There is a particular form of delusion that success produces, and it is worth naming because it runs exactly counter to what most people assume. The assumption is that people who rise to positions of power and influence must see things more clearly — that their success reflects superior judgment. The framework predicts the opposite. The higher you climb within any institutional structure, the more your identity, income, and social position depend on the approval of that structure. The programming's investment in maintaining your position increases with every promotion. The cost of seeing the system clearly — of recognizing the L.I.E. operating in your own institution — becomes enormous, because clear sight threatens everything the programming has built. This is why the blue-collar worker so often sees what the executive cannot. The regular person has less invested in the delusion. They can afford to call it what it is. The executive, whose entire life has been organized around success within the system, often cannot afford to see the system at all. This is not a claim just about other people. Those of us who have built careers, reputations, or identities inside institutional structures are the most captured and the most confident in our clarity.

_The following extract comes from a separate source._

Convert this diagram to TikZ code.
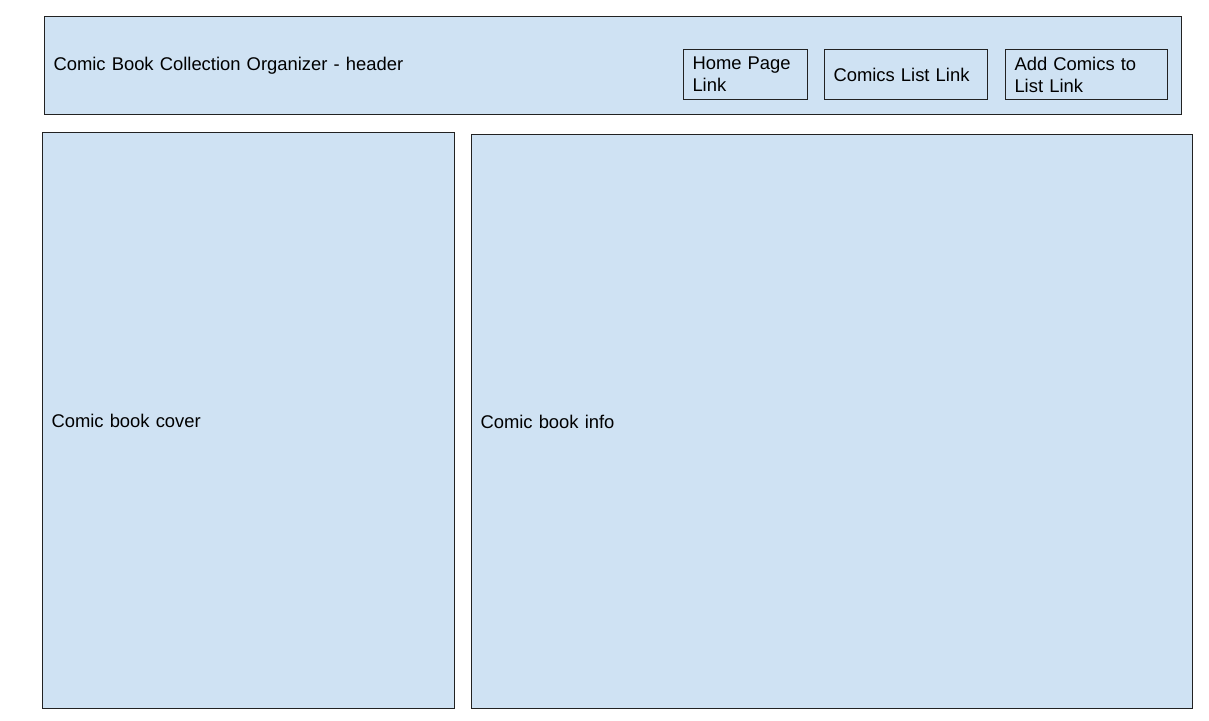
\documentclass[tikz,border=0pt]{standalone}
\usepackage{fontspec}
\setmainfont{Liberation Sans}
\definecolor{boxfill}{HTML}{CFE2F3}
\definecolor{boxline}{HTML}{222222}
\begin{document}
\begin{tikzpicture}[x=1pt,y=-1pt,
  panel/.style={draw=boxline,fill=boxfill,line width=1pt,rectangle,inner xsep=9pt,inner ysep=0pt,
    align=left,font=\fontsize{18.4}{22}\selectfont,anchor=north west},
]
\useasboundingbox[fill=white] (0,0) rectangle (1209,720);
\node[panel,minimum height=98pt,text width=1119pt] (header) at (44,16) {Comic Book Collection Organizer - header};
\node[panel,minimum height=50pt,text width=106pt] (home) at (683,49) {Home Page\\Link};
\node[panel,minimum height=50pt,text width=145pt] (list) at (824,49) {Comics List Link};
\node[panel,minimum height=50pt,text width=144pt] (add) at (1005,49) {Add Comics to\\List Link};
\node[panel,minimum height=576pt,text width=394pt] (cover) at (42,132) {Comic book cover};
\node[panel,minimum height=574pt,text width=703pt] (info) at (471,134) {Comic book info};
\end{tikzpicture}
\end{document}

This goes deeper than incentives. There is strong evidence that human intelligence evolved primarily for social purposes — tracking alliances, managing reputations, navigating status hierarchies, reading who is up and who is down. If that is what intelligence actually is, then what we call "the smartest person in the room" is often the person whose programming is most finely tuned to the social system, which means most dependent on it, not most independent of it. The person we admire for their intelligence is frequently the person most thoroughly captured by the very structure they are navigating so skillfully. Intelligence in service of capture produces more sophisticated justification, not more honest perception. The most successful people in any institutional hierarchy are often the most captured — and the most confident in their clarity, which is the capture operating at its most complete.